# What the task asks:
Leave out any pictures and transcribe all other data below exactly.

# Available data:
════════════════════
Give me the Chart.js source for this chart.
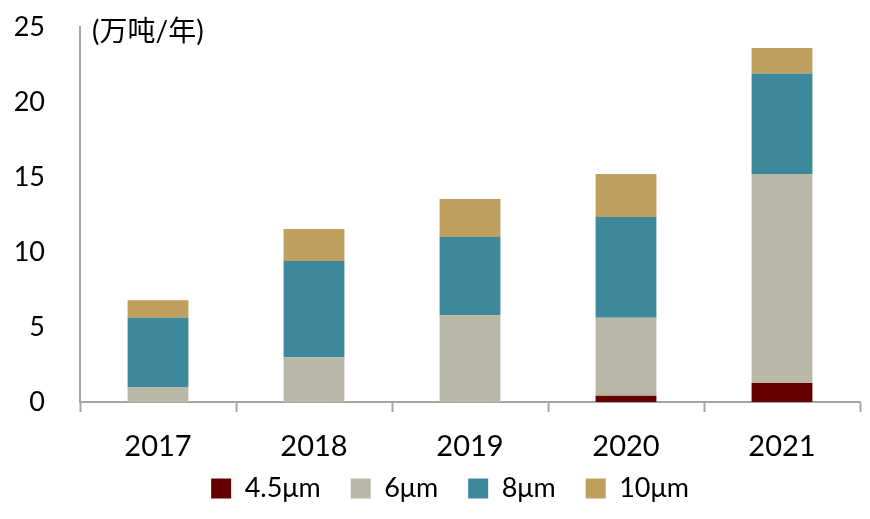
<!DOCTYPE html>
<html>
<head>
<meta charset="utf-8">
<script src="https://cdn.jsdelivr.net/npm/chart.js@4"></script>
<style>
  html, body { margin: 0; padding: 0; background: #fff; }
  #wrap { width: 870px; height: 519px; }
</style>
</head>
<body>
<div id="wrap"><canvas id="Chart"></canvas></div>
<script>
const years = ['2017', '2018', '2019', '2020', '2021'];
const foil45 = [0, 0, 0, 0.42, 1.27];
const foil6 = [1.0, 2.98, 5.78, 5.2, 13.93];
const foil8 = [4.62, 6.42, 5.22, 6.71, 6.7];
const foil10 = [1.16, 2.13, 2.53, 2.87, 1.7];
const unitLabel = '(万吨/年)';

const fontFamily = 'Lato, "Noto Sans CJK SC", sans-serif';

// unit text in the top left of the plot
const unitPlugin = {
    id: 'unitLabel',
    afterLayout(chart) {
        // nudge the legend to sit where the original one is
        chart.legend.left += 40;
        chart.legend.top = 445;
    },
    afterDraw(chart) {
        const ctx = chart.ctx;
        ctx.save();
        ctx.font = '28px ' + fontFamily;
        ctx.fillStyle = '#000';
        ctx.textBaseline = 'middle';
        ctx.fillText(unitLabel, chart.chartArea.left + 12, 32);
        ctx.restore();
    }
};

function makeSet(label, data, color) {
    return {
        label: label,
        data: data,
        backgroundColor: color,
        borderWidth: 0,
        barPercentage: 0.39,
        categoryPercentage: 1
    };
}

const ctx = document.getElementById('Chart').getContext('2d');

const myChart = new Chart(ctx, {
    type: 'bar',
    data: {
        labels: years,
        datasets: [
            makeSet('4.5μm', foil45, '#640000'),
            makeSet('6μm', foil6, '#B9B8A6'),
            makeSet('8μm', foil8, '#3E889C'),
            makeSet('10μm', foil10, '#BE9F5E')
        ]
    },
    options: {
        responsive: true,
        maintainAspectRatio: false,
        animation: false,
        layout: { padding: { top: 27, right: 10, bottom: 0, left: 0 } },
        plugins: {
            tooltip: { enabled: false },
            legend: {
                position: 'bottom',
                maxHeight: 55,
                labels: {
                    boxWidth: 20,
                    boxHeight: 20,
                    padding: 30,
                    color: '#000',
                    font: { size: 27, family: fontFamily }
                }
            }
        },
        scales: {
            x: {
                stacked: true,
                afterFit(scale) { scale.height = 62; },
                grid: {
                    drawOnChartArea: false,
                    drawTicks: true,
                    tickLength: 10,
                    tickWidth: 2,
                    color: '#A6A6A6'
                },
                border: { color: '#A6A6A6', width: 2 },
                ticks: {
                    color: '#000',
                    padding: 17,
                    font: { size: 29, family: fontFamily }
                }
            },
            y: {
                stacked: true,
                min: 0,
                max: 25,
                afterFit(scale) {
                    scale.width = 80;
                    scale.paddingTop = 0;
                    scale.paddingBottom = 0;
                },
                grid: { display: false },
                border: { color: '#A6A6A6', width: 2 },
                ticks: {
                    stepSize: 5,
                    color: '#000',
                    padding: 27,
                    font: { size: 27, family: fontFamily }
                }
            }
        }
    },
    plugins: [unitPlugin]
});
</script>
</body>
</html>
════════════════════
# Worked solution:
Give me the Chart.js source for this chart.
<!DOCTYPE html>
<html>
<head>
<meta charset="utf-8">
<script src="https://cdn.jsdelivr.net/npm/chart.js@4"></script>
<style>
  html, body { margin: 0; padding: 0; background: #fff; }
  #wrap { width: 870px; height: 519px; }
</style>
</head>
<body>
<div id="wrap"><canvas id="Chart"></canvas></div>
<script>
const years = ['2017', '2018', '2019', '2020', '2021'];
const foil45 = [0, 0, 0, 0.42, 1.27];
const foil6 = [1.0, 2.98, 5.78, 5.2, 13.93];
const foil8 = [4.62, 6.42, 5.22, 6.71, 6.7];
const foil10 = [1.16, 2.13, 2.53, 2.87, 1.7];
const unitLabel = '(万吨/年)';

const fontFamily = 'Lato, "Noto Sans CJK SC", sans-serif';

// unit text in the top left of the plot
const unitPlugin = {
    id: 'unitLabel',
    afterLayout(chart) {
        // nudge the legend to sit where the original one is
        chart.legend.left += 40;
        chart.legend.top = 445;
    },
    afterDraw(chart) {
        const ctx = chart.ctx;
        ctx.save();
        ctx.font = '28px ' + fontFamily;
        ctx.fillStyle = '#000';
        ctx.textBaseline = 'middle';
        ctx.fillText(unitLabel, chart.chartArea.left + 12, 32);
        ctx.restore();
    }
};

function makeSet(label, data, color) {
    return {
        label: label,
        data: data,
        backgroundColor: color,
        borderWidth: 0,
        barPercentage: 0.39,
        categoryPercentage: 1
    };
}

const ctx = document.getElementById('Chart').getContext('2d');

const myChart = new Chart(ctx, {
    type: 'bar',
    data: {
        labels: years,
        datasets: [
            makeSet('4.5μm', foil45, '#640000'),
            makeSet('6μm', foil6, '#B9B8A6'),
            makeSet('8μm', foil8, '#3E889C'),
            makeSet('10μm', foil10, '#BE9F5E')
        ]
    },
    options: {
        responsive: true,
        maintainAspectRatio: false,
        animation: false,
        layout: { padding: { top: 27, right: 10, bottom: 0, left: 0 } },
        plugins: {
            tooltip: { enabled: false },
            legend: {
                position: 'bottom',
                maxHeight: 55,
                labels: {
                    boxWidth: 20,
                    boxHeight: 20,
                    padding: 30,
                    color: '#000',
                    font: { size: 27, family: fontFamily }
                }
            }
        },
        scales: {
            x: {
                stacked: true,
                afterFit(scale) { scale.height = 62; },
                grid: {
                    drawOnChartArea: false,
                    drawTicks: true,
                    tickLength: 10,
                    tickWidth: 2,
                    color: '#A6A6A6'
                },
                border: { color: '#A6A6A6', width: 2 },
                ticks: {
                    color: '#000',
                    padding: 17,
                    font: { size: 29, family: fontFamily }
                }
            },
            y: {
                stacked: true,
                min: 0,
                max: 25,
                afterFit(scale) {
                    scale.width = 80;
                    scale.paddingTop = 0;
                    scale.paddingBottom = 0;
                },
                grid: { display: false },
                border: { color: '#A6A6A6', width: 2 },
                ticks: {
                    stepSize: 5,
                    color: '#000',
                    padding: 27,
                    font: { size: 27, family: fontFamily }
                }
            }
        }
    },
    plugins: [unitPlugin]
});
</script>
</body>
</html>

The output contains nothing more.